Negli stessi anni – siamo ai primi del Novecento – le onde assumono sembianze anche molto diverse. Con l’
Art Nouveau diventano pura linea, col suo tipico andamento sinuoso.
Con
Georgia O’Keeffe diventano semplice essenza cromatica. Silenziose e spettrali.
Intanto
Georges Lacombe introduce dei colori nuovi, com’è tipico dei simbolisti.
E prepara la strada alle onde più espressioniste della storia dell’arte. Quelle di
Emil Nolde. Che più che onde sono allucinazioni allo stato liquido…
Ma torniamo per un attimo al Giappone con la fotografia. Quella di
Kentaro Nakamura
del 1927, ferma un’onda che attraversa l’immagine in diagonale e pare
disegnata linea per linea con un’eleganza tutta orientale.

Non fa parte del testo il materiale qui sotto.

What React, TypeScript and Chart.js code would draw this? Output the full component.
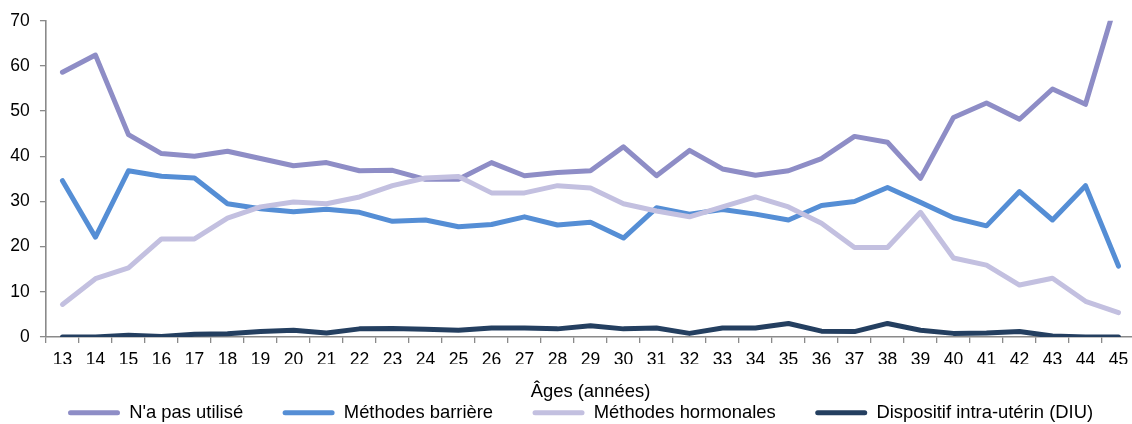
import { useEffect, useRef } from 'react';
import { Chart, registerables } from 'chart.js';

Chart.register(...registerables);

const ages = ['13', '14', '15', '16', '17', '18', '19', '20', '21', '22', '23', '24', '25', '26', '27', '28', '29', '30', '31', '32', '33', '34', '35', '36', '37', '38', '39', '40', '41', '42', '43', '44', '45'];

const seriesNames = ["N'a pas utilisé", 'Méthodes barrière', 'Méthodes hormonales', 'Dispositif intra-utérin (DIU)'];

const nonUtilise = [58.6, 62.4, 44.8, 40.6, 40.0, 41.1, 39.5, 37.9, 38.6, 36.8, 36.9, 34.9, 34.9, 38.6, 35.7, 36.4, 36.8, 42.1, 35.7, 41.3, 37.2, 35.8, 36.8, 39.5, 44.4, 43.1, 35.1, 48.6, 51.8, 48.2, 54.9, 51.5, 76.0];

const barriere = [34.6, 22.1, 36.8, 35.6, 35.2, 29.5, 28.4, 27.7, 28.3, 27.6, 25.6, 25.9, 24.4, 24.9, 26.6, 24.8, 25.4, 21.9, 28.6, 27.2, 28.2, 27.2, 25.9, 29.1, 30.0, 33.1, 29.8, 26.4, 24.6, 32.2, 25.9, 33.5, 15.7];

const hormonales = [7.2, 12.9, 15.3, 21.7, 21.7, 26.3, 28.8, 29.9, 29.5, 31.0, 33.5, 35.2, 35.5, 31.9, 31.9, 33.5, 33.0, 29.5, 27.9, 26.6, 28.8, 31.0, 28.8, 25.2, 19.8, 19.8, 27.6, 17.5, 15.9, 11.5, 13.0, 7.9, 5.4];

const diu = [0, 0, 0.4, 0.1, 0.6, 0.7, 1.2, 1.5, 0.9, 1.8, 1.9, 1.7, 1.5, 2.0, 2.0, 1.8, 2.5, 1.8, 2.0, 0.8, 2.0, 2.0, 3.0, 1.3, 1.2, 3.0, 1.5, 0.8, 0.9, 1.2, 0.2, 0, 0];

const yMin = 0;
const yMax = 70;
const yStep = 10;

const axisTitle = 'Âges (années)';

const colors = ['#8E8DC6', '#558ED5', '#C3C0E0', '#243F60'];
const FONT = "'Liberation Sans', Arial, sans-serif";
const AXIS_GREY = '#8a8a8a';

// Shifts the bottom legend to the right so it is centred like the reference.
const legendShift = {
  id: 'legendShift',
  afterLayout(chart: any) {
    const lg = chart.legend;
    if (lg) {
      lg.left += 28.5;
      lg.right += 28.5;
    }
  },
};

export default function App() {
  const canvasRef = useRef<HTMLCanvasElement | null>(null);

  useEffect(() => {
    const canvas = canvasRef.current;
    if (!canvas) return;
    const seriesData = [nonUtilise, barriere, hormonales, diu];
    const chart = new Chart(canvas, {
      type: 'line',
      data: {
        labels: ages,
        datasets: seriesData.map((d, i) => ({
          label: seriesNames[i],
          data: d,
          borderColor: colors[i],
          backgroundColor: colors[i],
          borderWidth: 5,
          pointRadius: 0,
          pointHoverRadius: 0,
          tension: 0,
          fill: false,
          borderJoinStyle: 'round' as const,
          borderCapStyle: 'round' as const,
          order: seriesData.length - 1 - i,
        })),
      },
      plugins: [legendShift],
      options: {
        responsive: false,
        animation: false,
        layout: { padding: { left: 0, top: 16, right: 0, bottom: 0 } },
        plugins: {
          tooltip: { enabled: false },
          legend: {
            position: 'bottom',
            align: 'start',
            labels: {
              boxWidth: 52,
              boxHeight: 5,
              padding: 39.5,
              color: '#000',
              font: { family: FONT, size: 18.4 },
              sort: (a: any, b: any) => a.datasetIndex - b.datasetIndex,
              generateLabels: (c: any) =>
                Chart.defaults.plugins.legend.labels.generateLabels(c).map((l: any) => ({
                  ...l,
                  lineWidth: 0,
                  borderRadius: 2.5,
                })),
            },
          },
        },
        scales: {
          x: {
            type: 'category',
            offset: true,
            grid: {
              offset: true,
              drawOnChartArea: false,
              drawTicks: true,
              tickLength: 6,
              color: AXIS_GREY,
              lineWidth: 1.3,
            },
            border: { display: true, color: AXIS_GREY, width: 1.6 },
            ticks: {
              color: '#000',
              font: { family: FONT, size: 17.5 },
              padding: 6.5,
              maxRotation: 0,
              autoSkip: false,
            },
            title: {
              display: true,
              text: axisTitle,
              color: '#000',
              font: { family: FONT, size: 18.4 },
              padding: { top: 3.96, bottom: -38.94 },
            },
          },
          y: {
            min: yMin,
            max: yMax,
            grid: {
              drawOnChartArea: false,
              drawTicks: true,
              tickLength: 6,
              color: AXIS_GREY,
              lineWidth: 1.3,
            },
            border: { display: true, color: AXIS_GREY, width: 1.6 },
            ticks: {
              stepSize: yStep,
              color: '#000',
              font: { family: FONT, size: 17.5 },
              padding: 10.25,
            },
          },
        },
      },
    });
    return () => chart.destroy();
  }, []);

  return (
    <canvas
      ref={canvasRef}
      width={1135}
      height={432}
      style={{ position: 'fixed', left: 0, top: 0, display: 'block', width: 1135, height: 432 }}
    />
  );
}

Sembrerebbe aver ispirato la splendida serie di scatti di
David Orias.
D’altra parte la
fotografia, con le onde, si è
sbizzarrita. In pochi decenni ne ha mostrato ogni aspetto esplorato in
passato dai pittori: la potenza, la geometria, il ritmo, la dimensione.

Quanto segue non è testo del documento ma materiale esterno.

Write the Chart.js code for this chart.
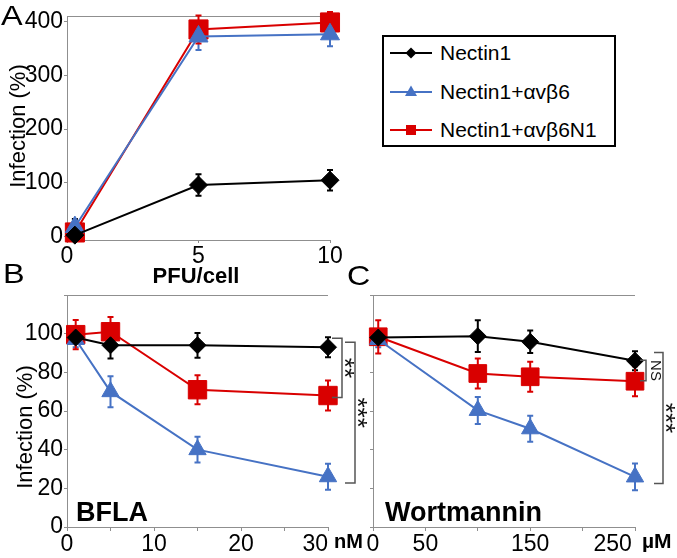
<!DOCTYPE html>
<html>
<head>
<meta charset="utf-8">
<script src="https://cdn.jsdelivr.net/npm/chart.js@4.4.1/dist/chart.umd.min.js"></script>
<style>
  html, body { margin: 0; padding: 0; background: #fff; }
  #wrap { position: relative; width: 677px; height: 558px; overflow: hidden;
          font-family: "Liberation Sans", Arial, sans-serif; }
  #wrap canvas { position: absolute; left: 0; top: 0; }
  .legend { position: absolute; left: 382px; top: 35px; width: 234px; height: 112px;
            box-sizing: border-box; border: 2px solid #000; background: #fff; }
  .legend .row { position: absolute; left: 0; height: 24px; }
  .legend svg { position: absolute; left: 6px; top: 2px; }
  .legend span { position: absolute; left: 56px; top: 0; font-size: 21px; line-height: 24px;
                 white-space: nowrap; color: #000; }
</style>
</head>
<body>
<div id="wrap">
  <canvas id="chartA" width="677" height="558"></canvas>
  <canvas id="chartB" width="677" height="558"></canvas>
  <canvas id="chartC" width="677" height="558"></canvas>
  <div class="legend">
    <div class="row" style="top:4px">
      <svg width="44" height="20"><line x1="0" y1="10" x2="42" y2="10" stroke="#000" stroke-width="2"/><polygon points="21,4.5 26.5,10 21,15.5 15.5,10" fill="#000"/></svg>
      <span>Nectin1</span>
    </div>
    <div class="row" style="top:43px">
      <svg width="44" height="20"><line x1="0" y1="10" x2="42" y2="10" stroke="#4672C4" stroke-width="2"/><polygon points="21,3.5 27,14 15,14" fill="#4672C4"/></svg>
      <span>Nectin1+αvβ6</span>
    </div>
    <div class="row" style="top:81px">
      <svg width="44" height="20"><line x1="0" y1="10" x2="42" y2="10" stroke="#D90000" stroke-width="2"/><rect x="16" y="5" width="10" height="10" fill="#D90000"/></svg>
      <span>Nectin1+αvβ6N1</span>
    </div>
  </div>
</div>
<script>
// ---- panel A : infection vs PFU/cell ----
const pfu = [0.3, 5, 10];
const aNectin = [3, 96, 105];
const aNectinErr = [30, 20, 19];
const aAvb6 = [18, 372, 376];
const aAvb6Err = [8, 25, 22];
const aAvb6N1 = [8, 385, 398];
const aAvb6N1Err = [8, 26, 22];
const aYTicks = [0, 100, 200, 300, 400];
const aXTicks = [0, 5, 10];

// ---- panel B : BFLA (nM) ----
const bfla = [1, 5, 15, 30];
const bNectin = [98, 94, 94, 93];
const bNectinErr = [3, 6.9, 6.4, 5.2];
const bAvb6 = [97, 70, 40, 26];
const bAvb6Err = [4, 8, 6.7, 6.7];
const bAvb6N1 = [99.5, 101, 71, 68];
const bAvb6N1Err = [7.6, 7.6, 7.5, 7.8];
const bXTicks = [0, 5, 10, 15, 20, 25, 30];
const bXLabels = [0, 10, 20, 30];

// ---- panel C : Wortmannin (µM) ----
const wort = [5, 100, 150, 250];
const cNectin = [98, 98.7, 95.8, 86];
const cNectinErr = [3, 8.2, 5.8, 4.9];
const cAvb6 = [97, 60.3, 50.8, 25.9];
const cAvb6Err = [4, 7, 6.7, 6.9];
const cAvb6N1 = [98.4, 79.4, 77.7, 75.4];
const cAvb6N1Err = [8.6, 7.8, 7.8, 7.8];
const cXTicks = [0, 50, 100, 150, 200, 250];
const cXLabels = [0, 50, 150, 250];

const infTicks = [0, 20, 40, 60, 80, 100, 120];

const BLACK = '#000000', BLUE = '#4672C4', RED = '#D90000';
const GRAY = '#8f8f8f';
const FAMILY = "'Liberation Sans', Arial, sans-serif";
const tickFont = { family: FAMILY, size: 23 };

function series(label, xs, ys, errs, color, style, radius) {
    return {
        label: label,
        data: xs.map((x, i) => ({ x: x, y: ys[i] })),
        errors: errs,
        borderColor: color,
        backgroundColor: color,
        borderWidth: 2,
        pointStyle: style,
        pointRadius: radius,
        pointHoverRadius: radius,
        pointBackgroundColor: color,
        pointBorderColor: color,
        pointBorderWidth: 1,
        tension: 0,
        fill: false,
        clip: false
    };
}

// vertical error bars, drawn under the markers
const errorBars = {
    id: 'errorBars',
    beforeDatasetsDraw(chart) {
        const ctx = chart.ctx;
        const ys = chart.scales.y;
        const area = chart.chartArea;
        chart.data.datasets.forEach((ds, i) => {
            const meta = chart.getDatasetMeta(i);
            ctx.save();
            ctx.strokeStyle = ds.borderColor;
            ctx.lineWidth = 2;
            meta.data.forEach((pt, j) => {
                const v = ds.data[j].y, e = ds.errors[j];
                const top = Math.max(ys.getPixelForValue(v + e), area.top - 4);
                const bot = Math.min(ys.getPixelForValue(v - e), area.bottom);
                ctx.beginPath();
                ctx.moveTo(pt.x, top); ctx.lineTo(pt.x, bot);
                ctx.moveTo(pt.x - 3, top); ctx.lineTo(pt.x + 3, top);
                ctx.moveTo(pt.x - 3, bot); ctx.lineTo(pt.x + 3, bot);
                ctx.stroke();
            });
            ctx.restore();
        });
    }
};

// thin gray line closing the top of each plot
const topLine = {
    id: 'topLine',
    beforeDraw(chart) {
        const a = chart.chartArea, ctx = chart.ctx;
        ctx.save();
        ctx.strokeStyle = GRAY;
        ctx.lineWidth = 1;
        ctx.beginPath();
        ctx.moveTo(a.left, a.top + 0.5);
        ctx.lineTo(a.right, a.top + 0.5);
        ctx.stroke();
        ctx.restore();
    }
};

function drawText(ctx, t) {
    ctx.save();
    ctx.font = t.font;
    ctx.fillStyle = t.color || '#000';
    ctx.textAlign = t.align || 'left';
    ctx.textBaseline = t.baseline || 'alphabetic';
    ctx.translate(t.x, t.y);
    if (t.rot) ctx.rotate(t.rot);
    if (t.sx) ctx.scale(t.sx, 1);
    ctx.fillText(t.text, 0, 0);
    ctx.restore();
}

// texts, unit after the last tick and significance brackets
function extras(cfg) {
    return {
        id: 'extras',
        afterDraw(chart) {
            const ctx = chart.ctx;
            const xs = chart.scales.x, ys = chart.scales.y;
            (cfg.texts || []).forEach(t => drawText(ctx, t));
            if (cfg.unit) {
                drawText(ctx, {
                    text: cfg.unit.text, font: 'bold ' + cfg.unit.size + 'px ' + FAMILY,
                    x: xs.getPixelForValue(cfg.unit.at) + cfg.unit.dx, y: cfg.unit.y
                });
            }
            (cfg.brackets || []).forEach(b => {
                const x = xs.getPixelForValue(b.at) + b.dx;
                const y1 = ys.getPixelForValue(b.top), y2 = ys.getPixelForValue(b.bottom);
                ctx.save();
                ctx.strokeStyle = '#555';
                ctx.lineWidth = 1.5;
                ctx.beginPath();
                ctx.moveTo(x - b.arm, y1); ctx.lineTo(x, y1);
                ctx.lineTo(x, y2); ctx.lineTo(x - b.arm, y2);
                ctx.stroke();
                ctx.restore();
                drawText(ctx, {
                    text: b.label, font: b.size + 'px ' + FAMILY, color: '#111',
                    x: x + b.tx, y: (y1 + y2) / 2, align: 'center', baseline: 'middle', rot: Math.PI / 2
                });
            });
        }
    };
}

function makePanel(id, cfg) {
    return new Chart(document.getElementById(id), {
        type: 'line',
        data: { datasets: cfg.datasets },
        options: {
            responsive: false,
            animation: false,
            events: [],
            layout: { padding: cfg.pad },
            plugins: { legend: { display: false }, tooltip: { enabled: false } },
            scales: {
                x: {
                    type: 'linear', min: cfg.xMin, max: cfg.xMax,
                    afterBuildTicks: s => { s.ticks = cfg.xTicks.map(v => ({ value: v })); },
                    afterFit: s => { s.height = cfg.xHeight; s.paddingLeft = 0; s.paddingRight = 0; },
                    grid: { drawOnChartArea: false, tickLength: cfg.xTickLen, color: GRAY },
                    border: { color: GRAY, width: 1 },
                    ticks: { autoSkip: false, maxRotation: 0, padding: cfg.xPad, font: tickFont,
                             color: '#000', callback: cfg.xLabel }
                },
                y: {
                    type: 'linear', min: cfg.yMin, max: cfg.yMax,
                    afterBuildTicks: s => { s.ticks = cfg.yTicks.map(v => ({ value: v })); },
                    afterFit: s => { s.width = cfg.yWidth; s.paddingTop = 0; s.paddingBottom = 0; },
                    grid: { drawOnChartArea: false, tickLength: 3, color: GRAY },
                    border: { color: GRAY, width: 1 },
                    ticks: { autoSkip: false, padding: 1, font: tickFont, color: '#000', callback: cfg.yLabel }
                }
            }
        },
        plugins: [topLine, errorBars, extras(cfg)]
    });
}

makePanel('chartA', {
    datasets: [
        series('Nectin1', pfu, aNectin, aNectinErr, BLACK, 'rectRot', 9),
        series('Nectin1+αvβ6', pfu, aAvb6, aAvb6Err, BLUE, 'triangle', 11),
        series('Nectin1+αvβ6N1', pfu, aAvb6N1, aAvb6N1Err, RED, 'rect', 13.5)
    ],
    pad: { left: 7, right: 347, top: 16, bottom: 278 },
    xMin: 0, xMax: 10, xTicks: aXTicks, xHeight: 40, xTickLen: 3, xPad: 0,
    xLabel: v => String(v),
    yMin: -6, yMax: 410, yTicks: aYTicks, yWidth: 60,
    yLabel: v => String(v),
    texts: [
        { text: 'A', font: '27px ' + FAMILY, x: 1, y: 25, sx: 1.2 },
        { text: 'Infection (%)', font: '22px ' + FAMILY, x: 19, y: 126, align: 'center', baseline: 'middle', rot: -Math.PI / 2 },
        { text: 'PFU/cell', font: 'bold 22px ' + FAMILY, x: 196, y: 283, align: 'center' }
    ]
});

makePanel('chartB', {
    datasets: [
        series('Nectin1', bfla, bNectin, bNectinErr, BLACK, 'rectRot', 8.5),
        series('Nectin1+αvβ6', bfla, bAvb6, bAvb6Err, BLUE, 'triangle', 10),
        series('Nectin1+αvβ6N1', bfla, bAvb6N1, bAvb6N1Err, RED, 'rect', 13)
    ],
    pad: { left: 7, right: 349, top: 295, bottom: 3 },
    xMin: 0, xMax: 30, xTicks: bXTicks, xHeight: 28, xTickLen: 4, xPad: 0,
    xLabel: v => bXLabels.includes(v) ? (v === 30 ? '30    ' : String(v)) : '',
    yMin: 0, yMax: 120, yTicks: infTicks, yWidth: 60,
    yLabel: v => v === 120 ? '' : String(v),
    unit: { text: 'nM', size: 20, at: 30, dx: 6, y: 548 },
    brackets: [
        { at: 30, dx: 14, top: 97.6, bottom: 67, arm: 10, label: '**', size: 26, tx: 1 },
        { at: 30, dx: 27, top: 95.5, bottom: 22.8, arm: 10, label: '***', size: 26, tx: 1 }
    ],
    texts: [
        { text: 'B', font: '27px ' + FAMILY, x: 3, y: 283, sx: 1.2 },
        { text: 'Infection (%)', font: '22px ' + FAMILY, x: 26, y: 427, align: 'center', baseline: 'middle', rot: -Math.PI / 2 },
        { text: 'BFLA', font: 'bold 27px ' + FAMILY, x: 76, y: 521 }
    ]
});

makePanel('chartC', {
    datasets: [
        series('Nectin1', wort, cNectin, cNectinErr, BLACK, 'rectRot', 8.5),
        series('Nectin1+αvβ6', wort, cAvb6, cAvb6Err, BLUE, 'triangle', 10),
        series('Nectin1+αvβ6N1', wort, cAvb6N1, cAvb6N1Err, RED, 'rect', 12.5)
    ],
    pad: { left: 343, right: 42, top: 295, bottom: 3 },
    xMin: 0, xMax: 250, xTicks: cXTicks, xHeight: 28, xTickLen: 4, xPad: 0,
    xLabel: v => cXLabels.includes(v) ? (v === 250 ? '250       ' : String(v)) : '',
    yMin: 0, yMax: 120, yTicks: infTicks, yWidth: 30,
    yLabel: v => '',
    unit: { text: 'µM', size: 21, at: 250, dx: 7, y: 548 },
    brackets: [
        { at: 250, dx: 11, top: 86.3, bottom: 75.6, arm: 6, label: 'NS', size: 15, tx: 9 },
        { at: 250, dx: 28, top: 90.3, bottom: 22.5, arm: 9, label: '***', size: 26, tx: 1 }
    ],
    texts: [
        { text: 'C', font: '28px ' + FAMILY, x: 347, y: 285, sx: 1.15 },
        { text: 'Wortmannin', font: 'bold 27px ' + FAMILY, x: 385, y: 521 }
    ]
});
</script>
</body>
</html>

Eppure c’è chi continua a dipingerle.
Gerard Richter,
autore di opere astratte-astratte, ha dedicato negli anni Sessanta
molte tele alle onde marine. Buie, notturne, a volte con l’acqua al
posto del cielo. Ti dicono che da un momento all’altro succederà
qualcosa.
Ultime, e più grafiche, sono le onde di
Shepard Fairey,
l’artista del famoso ritratto di Obama in rosso e blu. Echi di Hokusai e
di Escher, forse. Ma anche molto pop, tanto da finire pure sui muri
della città di Jersey City.
Segni, curve, due soli colori. Tutte molto
astratte.
Come erano astratte quelle di Turner. Ma forse è l’onda in sé che è
qualcosa di astratto. Perché è una forma imprevedibile, casuale. È la
forma che una massa liquida assume nell’aria. E ci stupisce perché sfida
le nostre esperienze: sappiamo tutti che i liquidi non hanno forma, ma
assumono quella del loro contenitore.
Allora è per questo che le onde continuano ad incantarci come
bambini: hanno la forma dell’impossibile e la bellezza dell’immaginario.